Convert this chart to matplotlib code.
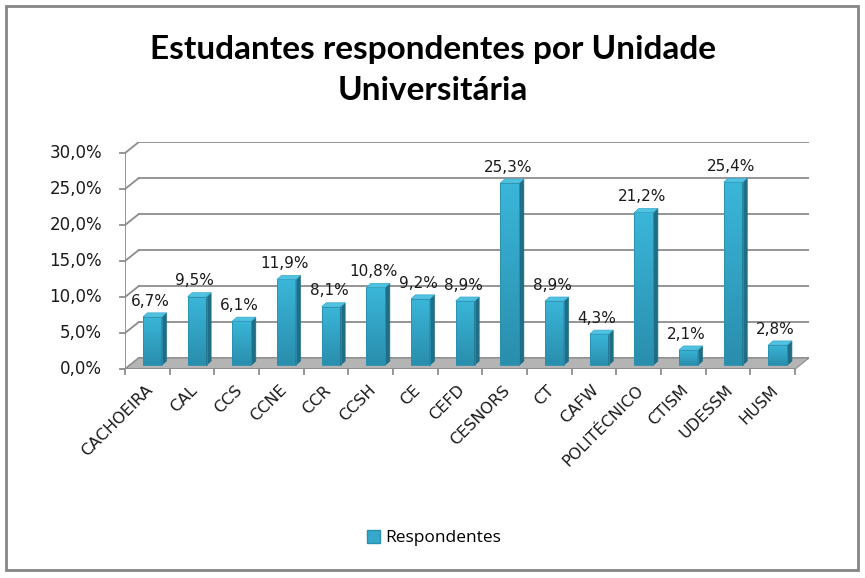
import matplotlib.pyplot as plt
import numpy as np
from matplotlib.patches import Polygon, Rectangle, Patch
from matplotlib.colors import LinearSegmentedColormap

# dados
unidades = ['CACHOEIRA', 'CAL', 'CCS', 'CCNE', 'CCR', 'CCSH', 'CE', 'CEFD', 'CESNORS',
            'CT', 'CAFW', 'POLITÉCNICO', 'CTISM', 'UDESSM', 'HUSM']
respondentes = [6.7, 9.5, 6.1, 11.9, 8.1, 10.8, 9.2, 8.9, 25.3, 8.9, 4.3, 21.2, 2.1, 25.4, 2.8]
yticks = [0, 5, 10, 15, 20, 25, 30]
ytick_labels = ['0,0%', '5,0%', '10,0%', '15,0%', '20,0%', '25,0%', '30,0%']

W, H = 865, 578
fig = plt.figure(figsize=(W / 100, H / 100), dpi=100)
fig.patches.append(Rectangle((6 / W, 1 - 570 / H), 852 / W, 564 / H, transform=fig.transFigure,
                             fill=False, ec='#858585', lw=2))

ax = fig.add_axes([125 / W, (H - 369) / H, (809 - 125) / W, 227 / H])
n = len(unidades)
dx, dy = 0.31, 1.53   # profundidade do "3D"
ax.set_xlim(0, n + dx)
ax.set_ylim(0, 30 + dy)
ax.axis('off')

grid_c = '#8c8c8c'
# chao
ax.add_patch(Polygon([(0, 0), (n, 0), (n + dx, dy), (dx, dy)], closed=True,
                     fc='#b4b4b4', ec='#8c8c8c', lw=0.8, zorder=1))
# grade da parede de fundo
for v in yticks:
    ax.plot([dx, n + dx], [v + dy, v + dy], color=grid_c, lw=1.3, zorder=0.5)
    ax.plot([0, dx], [v, v + dy], color=grid_c, lw=1.3, zorder=0.5)
    ax.plot([0, -0.11], [v, v], color=grid_c, lw=1.3, clip_on=False)
ax.plot([0, 0], [0, 30], color=grid_c, lw=1.3, zorder=0.5)
ax.plot([0, n], [0, 0], color=grid_c, lw=1.3, zorder=2)
for i in range(n + 1):
    ax.plot([i, i], [0, -0.75], color=grid_c, lw=1.3, clip_on=False)

for v, lbl in zip(yticks, ytick_labels):
    ax.text(-0.51, v, lbl, ha='right', va='center', fontsize=12, color='#1a1a1a')

cmap = LinearSegmentedColormap.from_list('barra', ['#2a8ead', '#3ab6d9'])
grad = np.linspace(0, 1, 100).reshape(-1, 1)
bw, sx, sy, base = 0.425, 0.1, 0.55, 0.55
for i, (v, nome) in enumerate(zip(respondentes, unidades)):
    x0 = i + 0.5 + 0.115 - bw / 2
    top = base + v
    frente = Rectangle((x0, base), bw, v, fc='none', ec='#2a8ead', lw=0.6, zorder=4)
    ax.add_patch(frente)
    im = ax.imshow(grad, cmap=cmap, origin='lower', aspect='auto',
                   extent=(x0, x0 + bw, base, top), zorder=3)
    im.set_clip_path(frente)
    ax.add_patch(Polygon([(x0 + bw, base), (x0 + bw + sx, base + sy),
                          (x0 + bw + sx, top + sy), (x0 + bw, top)],
                         closed=True, fc='#1f6e85', ec='#1f6e85', lw=0.5, zorder=3))
    ax.add_patch(Polygon([(x0, top), (x0 + bw, top), (x0 + bw + sx, top + sy), (x0 + sx, top + sy)],
                         closed=True, fc='#50c2e2', ec='#3aa9c9', lw=0.5, zorder=4))
    ax.text(x0 + bw / 2 - 0.05, top + sy + 0.6, f'{v:.1f}%'.replace('.', ','),
            ha='center', va='bottom', fontsize=11, color='#1a1a1a')
    ax.text(i + 0.56, -2.6, nome, rotation=45, ha='right', va='center',
            rotation_mode='anchor', fontsize=11.5, color='#1a1a1a')

ax.set_xlim(0, n + dx)
ax.set_ylim(0, 30 + dy)

fig.text(0.5, 1 - 70 / H, 'Estudantes respondentes por Unidade\nUniversitária', ha='center',
         va='center', fontsize=24, fontweight='bold', family=['Lato', 'DejaVu Sans'],
         linespacing=1.5)

fig.legend(handles=[Patch(fc='#35a9cc', ec='#2a8ead')], labels=['Respondentes'],
           loc='center', bbox_to_anchor=(434 / W, 1 - 538 / H), frameon=False,
           handlelength=0.8, handleheight=0.8, handletextpad=0.3,
           prop={'family': ['Open Sans', 'DejaVu Sans'], 'size': 12.5})

fig.savefig('out.png', dpi=100)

WHAT IS EXPECTED: Scan the material above. Return every line containing the string "matplotlib".

EXERCISE OUTPUT:
Convert this chart to matplotlib code.
import matplotlib.pyplot as plt
from matplotlib.patches import Polygon, Rectangle, Patch
from matplotlib.colors import LinearSegmentedColormap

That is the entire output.